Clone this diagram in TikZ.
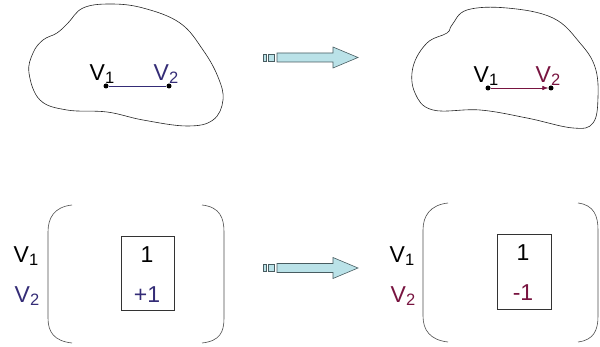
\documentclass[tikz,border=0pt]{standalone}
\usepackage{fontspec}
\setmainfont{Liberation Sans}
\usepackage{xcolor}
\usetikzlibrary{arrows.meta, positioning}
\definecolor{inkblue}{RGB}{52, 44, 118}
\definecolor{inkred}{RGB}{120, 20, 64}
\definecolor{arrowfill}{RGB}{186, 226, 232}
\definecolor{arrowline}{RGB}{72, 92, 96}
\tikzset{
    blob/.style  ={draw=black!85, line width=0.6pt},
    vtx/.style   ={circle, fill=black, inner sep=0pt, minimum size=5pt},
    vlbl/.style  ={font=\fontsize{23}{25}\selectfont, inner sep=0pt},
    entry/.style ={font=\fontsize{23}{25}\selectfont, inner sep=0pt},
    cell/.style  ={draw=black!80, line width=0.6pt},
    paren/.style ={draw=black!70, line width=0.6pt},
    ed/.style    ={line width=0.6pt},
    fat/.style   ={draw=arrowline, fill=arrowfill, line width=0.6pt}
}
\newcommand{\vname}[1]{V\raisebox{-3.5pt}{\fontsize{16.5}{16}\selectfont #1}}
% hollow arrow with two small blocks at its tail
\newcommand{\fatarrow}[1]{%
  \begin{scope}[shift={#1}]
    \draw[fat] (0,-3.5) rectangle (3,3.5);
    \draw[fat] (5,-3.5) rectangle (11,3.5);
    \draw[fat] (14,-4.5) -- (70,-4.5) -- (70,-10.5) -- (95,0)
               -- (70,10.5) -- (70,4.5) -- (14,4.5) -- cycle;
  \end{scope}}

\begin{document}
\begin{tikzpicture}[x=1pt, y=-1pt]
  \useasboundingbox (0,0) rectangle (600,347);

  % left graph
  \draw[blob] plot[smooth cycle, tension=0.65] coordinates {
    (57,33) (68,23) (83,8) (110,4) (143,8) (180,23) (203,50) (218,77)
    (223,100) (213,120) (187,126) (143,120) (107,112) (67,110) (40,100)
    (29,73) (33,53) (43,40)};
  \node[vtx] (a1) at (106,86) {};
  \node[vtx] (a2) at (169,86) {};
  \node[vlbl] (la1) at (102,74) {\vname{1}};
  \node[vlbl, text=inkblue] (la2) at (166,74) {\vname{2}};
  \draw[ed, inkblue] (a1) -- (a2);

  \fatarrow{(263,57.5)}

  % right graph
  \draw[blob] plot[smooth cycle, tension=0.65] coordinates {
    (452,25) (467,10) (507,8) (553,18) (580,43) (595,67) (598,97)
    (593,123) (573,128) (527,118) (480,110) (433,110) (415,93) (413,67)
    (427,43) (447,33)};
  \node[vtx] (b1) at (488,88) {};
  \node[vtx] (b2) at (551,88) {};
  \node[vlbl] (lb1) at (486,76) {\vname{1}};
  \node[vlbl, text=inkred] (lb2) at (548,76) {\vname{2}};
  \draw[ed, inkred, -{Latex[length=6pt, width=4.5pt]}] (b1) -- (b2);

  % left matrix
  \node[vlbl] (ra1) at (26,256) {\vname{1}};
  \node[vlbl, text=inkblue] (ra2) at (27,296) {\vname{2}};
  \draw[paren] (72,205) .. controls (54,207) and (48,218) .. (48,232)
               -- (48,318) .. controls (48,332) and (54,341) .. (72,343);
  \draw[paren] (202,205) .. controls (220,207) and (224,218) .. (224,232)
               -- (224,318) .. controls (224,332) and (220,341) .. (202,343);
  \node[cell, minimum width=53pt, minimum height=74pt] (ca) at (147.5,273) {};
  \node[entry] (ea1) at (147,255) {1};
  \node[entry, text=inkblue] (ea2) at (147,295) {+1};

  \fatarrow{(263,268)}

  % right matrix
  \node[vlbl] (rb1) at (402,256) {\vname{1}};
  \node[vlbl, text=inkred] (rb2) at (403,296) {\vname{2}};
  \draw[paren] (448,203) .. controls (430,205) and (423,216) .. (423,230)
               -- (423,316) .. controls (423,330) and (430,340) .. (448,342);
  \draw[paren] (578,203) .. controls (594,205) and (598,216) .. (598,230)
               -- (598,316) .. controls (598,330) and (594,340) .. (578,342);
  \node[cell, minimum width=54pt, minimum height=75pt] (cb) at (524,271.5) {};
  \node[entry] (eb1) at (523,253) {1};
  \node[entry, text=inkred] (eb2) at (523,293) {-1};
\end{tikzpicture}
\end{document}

########

*The task*
Restate the entire listing word for word, excluding pictures.

*Finished answer*
Clone this diagram in TikZ.
\documentclass[tikz,border=0pt]{standalone}
\usepackage{fontspec}
\setmainfont{Liberation Sans}
\usepackage{xcolor}
\usetikzlibrary{arrows.meta, positioning}
\definecolor{inkblue}{RGB}{52, 44, 118}
\definecolor{inkred}{RGB}{120, 20, 64}
\definecolor{arrowfill}{RGB}{186, 226, 232}
\definecolor{arrowline}{RGB}{72, 92, 96}
\tikzset{
    blob/.style  ={draw=black!85, line width=0.6pt},
    vtx/.style   ={circle, fill=black, inner sep=0pt, minimum size=5pt},
    vlbl/.style  ={font=\fontsize{23}{25}\selectfont, inner sep=0pt},
    entry/.style ={font=\fontsize{23}{25}\selectfont, inner sep=0pt},
    cell/.style  ={draw=black!80, line width=0.6pt},
    paren/.style ={draw=black!70, line width=0.6pt},
    ed/.style    ={line width=0.6pt},
    fat/.style   ={draw=arrowline, fill=arrowfill, line width=0.6pt}
}
\newcommand{\vname}[1]{V\raisebox{-3.5pt}{\fontsize{16.5}{16}\selectfont #1}}
% hollow arrow with two small blocks at its tail
\newcommand{\fatarrow}[1]{%
  \begin{scope}[shift={#1}]
    \draw[fat] (0,-3.5) rectangle (3,3.5);
    \draw[fat] (5,-3.5) rectangle (11,3.5);
    \draw[fat] (14,-4.5) -- (70,-4.5) -- (70,-10.5) -- (95,0)
               -- (70,10.5) -- (70,4.5) -- (14,4.5) -- cycle;
  \end{scope}}

\begin{document}
\begin{tikzpicture}[x=1pt, y=-1pt]
  \useasboundingbox (0,0) rectangle (600,347);

  % left graph
  \draw[blob] plot[smooth cycle, tension=0.65] coordinates {
    (57,33) (68,23) (83,8) (110,4) (143,8) (180,23) (203,50) (218,77)
    (223,100) (213,120) (187,126) (143,120) (107,112) (67,110) (40,100)
    (29,73) (33,53) (43,40)};
  \node[vtx] (a1) at (106,86) {};
  \node[vtx] (a2) at (169,86) {};
  \node[vlbl] (la1) at (102,74) {\vname{1}};
  \node[vlbl, text=inkblue] (la2) at (166,74) {\vname{2}};
  \draw[ed, inkblue] (a1) -- (a2);

  \fatarrow{(263,57.5)}

  % right graph
  \draw[blob] plot[smooth cycle, tension=0.65] coordinates {
    (452,25) (467,10) (507,8) (553,18) (580,43) (595,67) (598,97)
    (593,123) (573,128) (527,118) (480,110) (433,110) (415,93) (413,67)
    (427,43) (447,33)};
  \node[vtx] (b1) at (488,88) {};
  \node[vtx] (b2) at (551,88) {};
  \node[vlbl] (lb1) at (486,76) {\vname{1}};
  \node[vlbl, text=inkred] (lb2) at (548,76) {\vname{2}};
  \draw[ed, inkred, -{Latex[length=6pt, width=4.5pt]}] (b1) -- (b2);

  % left matrix
  \node[vlbl] (ra1) at (26,256) {\vname{1}};
  \node[vlbl, text=inkblue] (ra2) at (27,296) {\vname{2}};
  \draw[paren] (72,205) .. controls (54,207) and (48,218) .. (48,232)
               -- (48,318) .. controls (48,332) and (54,341) .. (72,343);
  \draw[paren] (202,205) .. controls (220,207) and (224,218) .. (224,232)
               -- (224,318) .. controls (224,332) and (220,341) .. (202,343);
  \node[cell, minimum width=53pt, minimum height=74pt] (ca) at (147.5,273) {};
  \node[entry] (ea1) at (147,255) {1};
  \node[entry, text=inkblue] (ea2) at (147,295) {+1};

  \fatarrow{(263,268)}

  % right matrix
  \node[vlbl] (rb1) at (402,256) {\vname{1}};
  \node[vlbl, text=inkred] (rb2) at (403,296) {\vname{2}};
  \draw[paren] (448,203) .. controls (430,205) and (423,216) .. (423,230)
               -- (423,316) .. controls (423,330) and (430,340) .. (448,342);
  \draw[paren] (578,203) .. controls (594,205) and (598,216) .. (598,230)
               -- (598,316) .. controls (598,330) and (594,340) .. (578,342);
  \node[cell, minimum width=54pt, minimum height=75pt] (cb) at (524,271.5) {};
  \node[entry] (eb1) at (523,253) {1};
  \node[entry, text=inkred] (eb2) at (523,293) {-1};
\end{tikzpicture}
\end{document}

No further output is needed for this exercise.